Supplied data:
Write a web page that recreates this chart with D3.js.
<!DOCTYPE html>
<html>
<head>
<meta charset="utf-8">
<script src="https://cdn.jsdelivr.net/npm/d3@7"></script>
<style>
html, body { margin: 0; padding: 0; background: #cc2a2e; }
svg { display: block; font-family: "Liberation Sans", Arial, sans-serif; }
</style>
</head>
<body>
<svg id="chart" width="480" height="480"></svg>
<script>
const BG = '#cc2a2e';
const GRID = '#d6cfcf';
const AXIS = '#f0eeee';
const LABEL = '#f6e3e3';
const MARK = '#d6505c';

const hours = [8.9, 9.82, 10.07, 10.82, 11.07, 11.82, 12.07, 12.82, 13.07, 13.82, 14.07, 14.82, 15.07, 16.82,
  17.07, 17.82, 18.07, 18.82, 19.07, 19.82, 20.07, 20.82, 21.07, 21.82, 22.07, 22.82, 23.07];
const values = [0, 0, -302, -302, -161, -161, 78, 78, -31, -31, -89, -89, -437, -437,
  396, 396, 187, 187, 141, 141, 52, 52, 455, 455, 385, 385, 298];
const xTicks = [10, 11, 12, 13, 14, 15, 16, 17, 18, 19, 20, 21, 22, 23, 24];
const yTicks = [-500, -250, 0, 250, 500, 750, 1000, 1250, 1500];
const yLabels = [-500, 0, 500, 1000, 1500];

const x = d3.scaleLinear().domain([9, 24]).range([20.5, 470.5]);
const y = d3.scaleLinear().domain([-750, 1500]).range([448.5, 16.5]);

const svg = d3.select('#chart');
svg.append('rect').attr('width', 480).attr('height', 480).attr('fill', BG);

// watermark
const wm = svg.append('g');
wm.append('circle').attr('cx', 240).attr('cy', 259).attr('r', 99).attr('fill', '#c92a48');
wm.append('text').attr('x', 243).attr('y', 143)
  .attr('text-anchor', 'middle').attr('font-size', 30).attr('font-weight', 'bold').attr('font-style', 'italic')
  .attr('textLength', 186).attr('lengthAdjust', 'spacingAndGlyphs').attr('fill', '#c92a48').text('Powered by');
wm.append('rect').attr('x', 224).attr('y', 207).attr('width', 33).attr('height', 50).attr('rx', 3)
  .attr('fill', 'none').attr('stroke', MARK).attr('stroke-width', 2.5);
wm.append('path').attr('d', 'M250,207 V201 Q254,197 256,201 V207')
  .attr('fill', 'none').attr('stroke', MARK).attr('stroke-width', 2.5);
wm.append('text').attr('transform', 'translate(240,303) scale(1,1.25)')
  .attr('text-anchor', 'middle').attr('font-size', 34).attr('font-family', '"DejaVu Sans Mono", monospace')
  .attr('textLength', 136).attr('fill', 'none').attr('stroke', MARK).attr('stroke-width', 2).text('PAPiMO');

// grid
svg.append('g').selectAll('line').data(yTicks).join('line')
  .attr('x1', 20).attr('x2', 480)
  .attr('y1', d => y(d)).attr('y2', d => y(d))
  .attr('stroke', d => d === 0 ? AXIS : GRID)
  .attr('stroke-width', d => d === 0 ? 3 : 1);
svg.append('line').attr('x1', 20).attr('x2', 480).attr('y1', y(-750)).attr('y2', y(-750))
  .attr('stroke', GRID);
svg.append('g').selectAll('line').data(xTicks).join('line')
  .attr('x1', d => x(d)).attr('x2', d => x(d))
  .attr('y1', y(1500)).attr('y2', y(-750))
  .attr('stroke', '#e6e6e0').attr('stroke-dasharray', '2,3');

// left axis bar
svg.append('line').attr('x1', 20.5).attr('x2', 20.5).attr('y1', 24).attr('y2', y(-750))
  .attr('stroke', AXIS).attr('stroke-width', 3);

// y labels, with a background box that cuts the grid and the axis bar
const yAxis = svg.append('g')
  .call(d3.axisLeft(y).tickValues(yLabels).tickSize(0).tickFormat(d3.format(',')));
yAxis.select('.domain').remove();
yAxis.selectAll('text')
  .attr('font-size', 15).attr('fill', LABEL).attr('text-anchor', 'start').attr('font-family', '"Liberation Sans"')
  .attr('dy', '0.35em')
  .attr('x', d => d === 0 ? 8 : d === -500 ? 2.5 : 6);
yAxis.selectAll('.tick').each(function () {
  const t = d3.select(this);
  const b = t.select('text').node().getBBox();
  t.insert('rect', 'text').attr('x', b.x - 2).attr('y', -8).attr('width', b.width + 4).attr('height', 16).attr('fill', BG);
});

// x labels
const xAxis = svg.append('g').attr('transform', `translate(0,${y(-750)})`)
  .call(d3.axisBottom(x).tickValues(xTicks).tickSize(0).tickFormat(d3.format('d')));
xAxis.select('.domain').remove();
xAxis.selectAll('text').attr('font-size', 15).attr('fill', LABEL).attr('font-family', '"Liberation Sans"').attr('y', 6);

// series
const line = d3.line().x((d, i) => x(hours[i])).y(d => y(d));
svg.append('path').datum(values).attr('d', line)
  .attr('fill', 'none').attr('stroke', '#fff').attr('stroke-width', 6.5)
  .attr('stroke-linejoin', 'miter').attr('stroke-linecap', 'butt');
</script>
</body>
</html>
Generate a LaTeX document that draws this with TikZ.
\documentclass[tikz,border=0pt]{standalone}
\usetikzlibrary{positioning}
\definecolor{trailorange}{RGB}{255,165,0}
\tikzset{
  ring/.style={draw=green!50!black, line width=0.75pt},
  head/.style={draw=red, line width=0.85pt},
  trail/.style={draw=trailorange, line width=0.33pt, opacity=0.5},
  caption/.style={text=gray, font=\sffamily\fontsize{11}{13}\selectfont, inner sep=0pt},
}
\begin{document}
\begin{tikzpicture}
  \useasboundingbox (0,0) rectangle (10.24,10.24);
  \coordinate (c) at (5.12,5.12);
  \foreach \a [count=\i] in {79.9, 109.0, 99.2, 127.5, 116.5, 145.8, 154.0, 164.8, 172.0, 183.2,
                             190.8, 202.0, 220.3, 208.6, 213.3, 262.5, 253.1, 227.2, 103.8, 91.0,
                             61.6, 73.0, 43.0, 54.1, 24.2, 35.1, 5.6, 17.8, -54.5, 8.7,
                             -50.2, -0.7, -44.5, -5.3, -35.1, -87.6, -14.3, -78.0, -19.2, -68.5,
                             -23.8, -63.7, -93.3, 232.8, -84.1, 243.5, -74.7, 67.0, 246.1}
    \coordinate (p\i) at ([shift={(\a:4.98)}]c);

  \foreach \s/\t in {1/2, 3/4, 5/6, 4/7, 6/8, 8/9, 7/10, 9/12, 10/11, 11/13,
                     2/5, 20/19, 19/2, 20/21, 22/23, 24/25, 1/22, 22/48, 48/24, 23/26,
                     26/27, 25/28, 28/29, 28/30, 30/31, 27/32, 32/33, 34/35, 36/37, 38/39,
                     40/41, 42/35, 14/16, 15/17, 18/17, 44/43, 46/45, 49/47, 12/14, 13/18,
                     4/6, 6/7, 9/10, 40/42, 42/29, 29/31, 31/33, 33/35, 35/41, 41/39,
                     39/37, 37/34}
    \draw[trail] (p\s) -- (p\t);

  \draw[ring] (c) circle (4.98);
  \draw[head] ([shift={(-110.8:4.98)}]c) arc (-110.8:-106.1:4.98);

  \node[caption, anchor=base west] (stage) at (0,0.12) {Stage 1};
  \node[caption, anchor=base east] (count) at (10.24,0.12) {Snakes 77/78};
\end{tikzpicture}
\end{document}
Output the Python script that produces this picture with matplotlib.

Instructions for the task: Copy every line of the listing that includes the string "this".

Answer in full:
Write a web page that recreates this chart with D3.js.
  const t = d3.select(this);
Generate a LaTeX document that draws this with TikZ.
Output the Python script that produces this picture with matplotlib.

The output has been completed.